L'Égypte est un partenaire fiable et central en Méditerranée. Les droits de l'homme sont régulièrement évoqués par le ministre de l'Europe et des affaires étrangères, donc par la France, avec les autorités égyptiennes. C'est le cas aussi de l'Union européenne. Les Égyptiens le savent bien.

Madame Le Grip, la question du financement n'est pas facile, mais les Européens vont être obligés de se la poser. Il faut financer la transition verte, l'autonomie stratégique en matière de défense, ainsi que d'autres domaines, qui avaient été identifiés lors du sommet de Versailles, pendant la présidence française de l'Union européenne, où des dépendances critiques s'étaient accumulées et pourraient continuer de le faire.

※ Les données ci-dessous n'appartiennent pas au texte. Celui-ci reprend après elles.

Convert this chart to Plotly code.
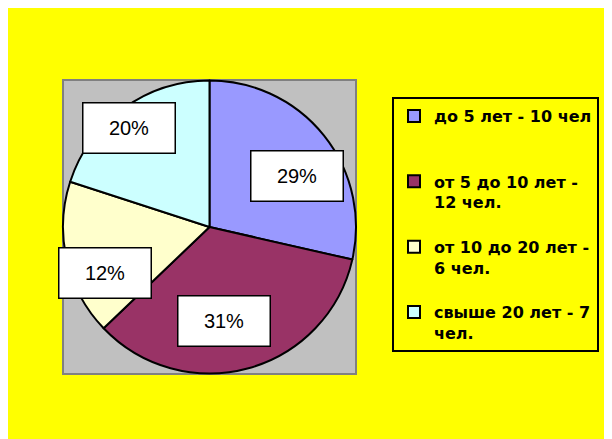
import plotly.graph_objects as go

labels = ["до 5 лет - 10 чел<br>\u00a0<br>\u00a0",
          "от 5 до 10 лет -<br>12 чел.<br>\u00a0",
          "от 10 до 20 лет -<br>6 чел.<br>\u00a0",
          "свыше 20 лет - 7<br>чел."]
values = [10, 12, 6, 7]
pct_text = ["29%", "31%", "12%", "20%"]
colors = ["#9999FF", "#993366", "#FFFFCC", "#CCFFFF"]
# label box centres (fraction of plot area)
label_x = [0.797, 0.551, 0.142, 0.225]
label_y = [0.673, 0.180, 0.344, 0.837]

W, H = 612, 439
L, R, T, B = 55, 264, 72, 73
pw, ph = W - L - R, H - T - B

def px(x):
    return (x - L) / pw

def py(y):
    return (H - B - y) / ph

fig = go.Figure(go.Pie(
    labels=labels, values=values, sort=False, direction="clockwise", rotation=0,
    marker=dict(colors=colors, line=dict(color="black", width=2)),
    textinfo="none", hoverinfo="label+percent", showlegend=True,
))

shapes = [
    dict(type="rect", xref="paper", yref="paper", x0=0, x1=1, y0=0, y1=1,
         fillcolor="#C0C0C0", line=dict(color="#808080", width=2), layer="below"),
]

annotations = [
    dict(x=x, y=y, xref="paper", yref="paper", text=t, showarrow=False,
         xanchor="center", yanchor="middle", width=89, height=47,
         bgcolor="white", bordercolor="black", borderwidth=1.5, borderpad=1,
         font=dict(family="Liberation Sans, Arial, sans-serif", size=20, color="black"))
    for x, y, t in zip(label_x, label_y, pct_text)
]

fig.update_layout(
    width=W, height=H, margin=dict(l=L, r=R, t=T, b=B),
    paper_bgcolor="#FFFF00", plot_bgcolor="#FFFF00",
    shapes=shapes, annotations=annotations,
    legend=dict(x=px(384), y=py(89), xanchor="left", yanchor="top",
                bgcolor="#FFFF00", bordercolor="black", borderwidth=2,
                valign="top", traceorder="normal",
                font=dict(family="DejaVu Sans, sans-serif", size=16, color="black", weight="bold")),
)
fig.write_html("out.html")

L'élargissement sera sans doute coûteux. Il n'en reste pas moins que tout le monde veut investir pour la transition verte, que de plus en plus d'États membres veulent investir pour l'autonomie stratégique et qu'une immense majorité convient qu'il faut se préparer à l'élargissement. Mais tout cela coûte de l'argent et les contraintes budgétaires s'appliquent partout, y compris en Allemagne, après le frein constitutionnel imposé par la Cour de Karlsruhe.

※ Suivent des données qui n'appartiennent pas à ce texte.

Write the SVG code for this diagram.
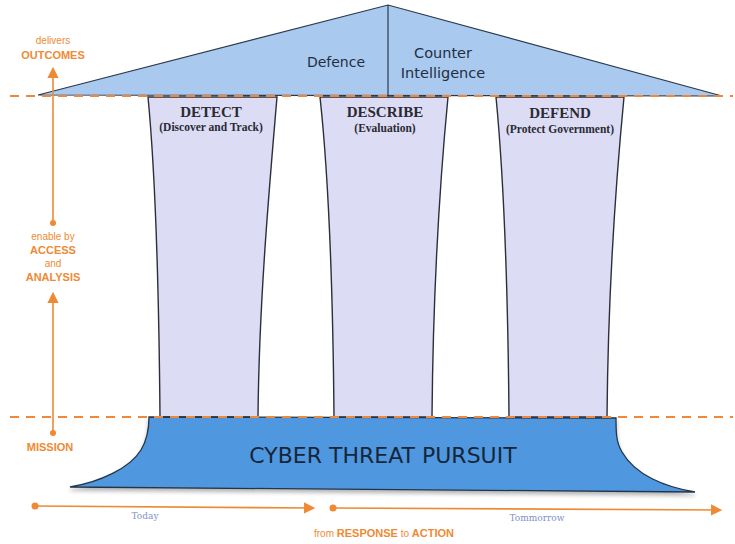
<svg xmlns="http://www.w3.org/2000/svg" width="735" height="544" viewBox="0 0 735 544">
<defs>
<style>
.or{fill:#ee8a34;font-family:"Liberation Sans",Arial,sans-serif;text-anchor:middle}
.orb{font-weight:bold}
.pil{fill:#dcdcf4;stroke:#2b2f3a;stroke-width:1.4}
.pt{font-family:"Liberation Serif","Times New Roman",serif;font-weight:bold;fill:#2a2a33;text-anchor:middle}
.dash{stroke:#f0873a;stroke-width:2.2;stroke-dasharray:9 7;fill:none}
.oline{stroke:#ee8a34;stroke-width:1.6;fill:none}
.roof{font-family:"DejaVu Sans",Verdana,sans-serif;fill:#1f2f44;text-anchor:middle}
.tl{font-family:"DejaVu Serif","Liberation Serif",serif;font-size:9px;fill:#7f90cc;text-anchor:middle}
</style>
<marker id="ah" viewBox="0 0 10 10" refX="8" refY="5" markerWidth="7" markerHeight="7" orient="auto">
<path d="M0,0 L10,5 L0,10 Z" fill="#ee8a34"/>
</marker>
<filter id="sh" x="-5%" y="-5%" width="110%" height="130%">
<feGaussianBlur in="SourceAlpha" stdDeviation="2"/>
<feOffset dx="0" dy="3"/>
<feComponentTransfer><feFuncA type="linear" slope="0.3"/></feComponentTransfer>
<feMerge><feMergeNode/><feMergeNode in="SourceGraphic"/></feMerge>
</filter>
</defs>
<rect width="735" height="544" fill="#ffffff"/>

<g id="pillar-detect">
<path class="pil" d="M148,97 L277,97 C270,180 259,300 258,417 L160,417 C159,300 156,180 148,97 Z"/>
<text class="pt" x="211" y="117" font-size="15">DETECT</text>
<text class="pt" x="211" y="131" font-size="11.5">(Discover and Track)</text>
</g>
<g id="pillar-describe">
<path class="pil" d="M320,97 L448,97 C440,180 433,300 432,417 L334,417 C333,300 329,180 320,97 Z"/>
<text class="pt" x="385" y="117" font-size="15">DESCRIBE</text>
<text class="pt" x="385" y="132" font-size="11.5">(Evaluation)</text>
</g>
<g id="pillar-defend">
<path class="pil" d="M496,97 L624,97 C616,180 608,300 607,417 L509,417 C508,300 504,180 496,97 Z"/>
<text class="pt" x="560" y="118" font-size="15">DEFEND</text>
<text class="pt" x="560" y="133" font-size="11.5">(Protect Government)</text>
</g>

<g id="roof">
<path d="M38,95 L388,5 L722,96 Z" fill="#a9c9ef" stroke="#2b3a4c" stroke-width="1.2"/>
<line x1="388" y1="5" x2="388" y2="95" stroke="#2b3a4c" stroke-width="1.2"/>
<text class="roof" x="336" y="67" font-size="14">Defence</text>
<text class="roof" x="443" y="58" font-size="14.5">Counter</text>
<text class="roof" x="443" y="78" font-size="14.5">Intelligence</text>
</g>

<g id="base">
<path d="M149,417 L616,418 C616,432 616,442 622,452 C635,475 665,487 695,492 L70,487 C100,482 130,468 141,450 C147,440 149,430 149,417 Z" fill="#4f98df" stroke="#24344a" stroke-width="1.3" filter="url(#sh)"/>
<text x="383" y="463" font-family="'DejaVu Sans',Verdana,sans-serif" font-size="22" fill="#16263a" text-anchor="middle">CYBER THREAT PURSUIT</text>
</g>

<g id="connectors">
<line class="dash" x1="10" y1="96" x2="733" y2="96"/>
<line class="dash" x1="10" y1="417" x2="733" y2="417"/>
<line class="oline" x1="53" y1="223" x2="53" y2="69" marker-end="url(#ah)"/>
<circle cx="53" cy="223" r="3" fill="#ee8a34"/>
<line class="oline" x1="53" y1="433" x2="53" y2="294" marker-end="url(#ah)"/>
<circle cx="53" cy="433" r="3" fill="#ee8a34"/>
<line class="oline" x1="35" y1="506" x2="313" y2="508" marker-end="url(#ah)"/>
<circle cx="35" cy="506" r="3.5" fill="#ee8a34"/>
<line class="oline" x1="333" y1="508" x2="720" y2="510" marker-end="url(#ah)"/>
<circle cx="333" cy="508" r="3.5" fill="#ee8a34"/>
</g>

<g id="labels">
<text class="or" x="53" y="44" font-size="10">delivers</text>
<text class="or orb" x="53" y="59" font-size="11">OUTCOMES</text>
<text class="or" x="53" y="240" font-size="10">enable by</text>
<text class="or orb" x="53" y="254" font-size="11">ACCESS</text>
<text class="or" x="53" y="267" font-size="10">and</text>
<text class="or orb" x="53" y="281" font-size="11">ANALYSIS</text>
<text class="or orb" x="50" y="451" font-size="11">MISSION</text>
<text class="tl" x="145" y="519">Today</text>
<text class="tl" x="537" y="521">Tommorrow</text>
<text class="or" x="384" y="537" font-size="10">from <tspan class="orb" font-size="11">RESPONSE</tspan> to <tspan class="orb" font-size="11">ACTION</tspan></text>
</g>
</svg>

Il y a l'argent public. C'est vrai que l'on a fait franchir à l'Europe un pas considérable, avec l'emprunt commun, en juillet 2020. Rappelons qu'il a permis à la France de payer 40 des 100 milliards de France relance. Rappelons aussi, puisqu'une communication a été faite par le ministre de l'économie et des finances tout à l'heure en Conseil des ministres, que nous sommes le pays d'Europe qui a le plus tiré sur ces crédits, ce qui est plutôt une bonne chose, puisqu'il nous est déjà arrivé d'être moins diligents pour nous saisir des fonds européens.

Toutefois, l'histoire de cet emprunt commun n'est pas terminée et ne le sera que lorsque nous aurons trouvé des ressources propres. En effet, lorsque les parlements ont été invités – si l'on peut dire – à voter cet emprunt commun ou ce plan national de relance et de résilience (PNRR), il était prévu qu'à partir de 2028 ou de 2029, des ressources propres commencent à le rembourser. Si nous parlons d'un nouvel emprunt commun, il faudra inévitablement nous mettre autour de la table pour discuter de ce qu'elles peuvent être.

Voilà pour l'argent public. Peut-être existe-t-il d'autres pistes de financement que l'emprunt commun – et nous nous employons d'ailleurs à contribuer au travail que la Commission européenne a engagé en ce sens en vue du Conseil européen du mois de juin.

Il y a aussi l'argent privé. Nous sentons bien que les chefs d'État et de gouvernement européens sont de plus en plus déterminés à sortir de l'ornière le projet d'union du financement ou d'union de l'épargne, que nous appelons depuis une dizaine d'années « union des marchés de capitaux ». Cela supposera d'accepter une supervision européenne et un accroissement de la titrisation, c'est-à-dire de la possibilité dont disposent les banques de se défaire d'une partie de leur portefeuille de prêts pour élargir leur capacité d'investissement. Ce mécanisme fonctionne aux États-Unis, même s'il a complètement dysfonctionné au moment de la crise des subprimes. Depuis lors, en effet, des garanties ont été instaurées pour accompagner cette titrisation, à laquelle nous devons réfléchir.

La réunion de l'Eurogroupe qui suivait le Conseil européen a évoqué l'harmonisation du droit des faillites. De fait, les différences significatives en la matière entre pays européens rendent la tâche difficile pour les créanciers, qui préfèrent se spécialiser à l'échelle d'un seul pays. Se pose ensuite la question des produits d'épargne communs.

Je suis assez optimiste et je pense que nous avancerons, car nous n'avons, en fait, guère le choix si nous voulons atteindre les objectifs politiques que je viens d'évoquer.

Monsieur Petit, il existe, au niveau communautaire, un club des amis des Balkans occidentaux, qui réunit les pays les plus engagés en faveur de l'adhésion la plus rapide possible de ces États. Il s'agit de pays voisins ou qui, comme la Hongrie ou l'Autriche, ont avec ces États des Balkans occidentaux une histoire très ancienne et s'impliquent particulièrement pour les épauler. Cela ne signifie pas pour autant que la France ne fait rien car, depuis le discours de Bratislava, la diplomatie française et les plus hautes autorités de l'État ont véritablement engagé un nouvel investissement au profit de cette région.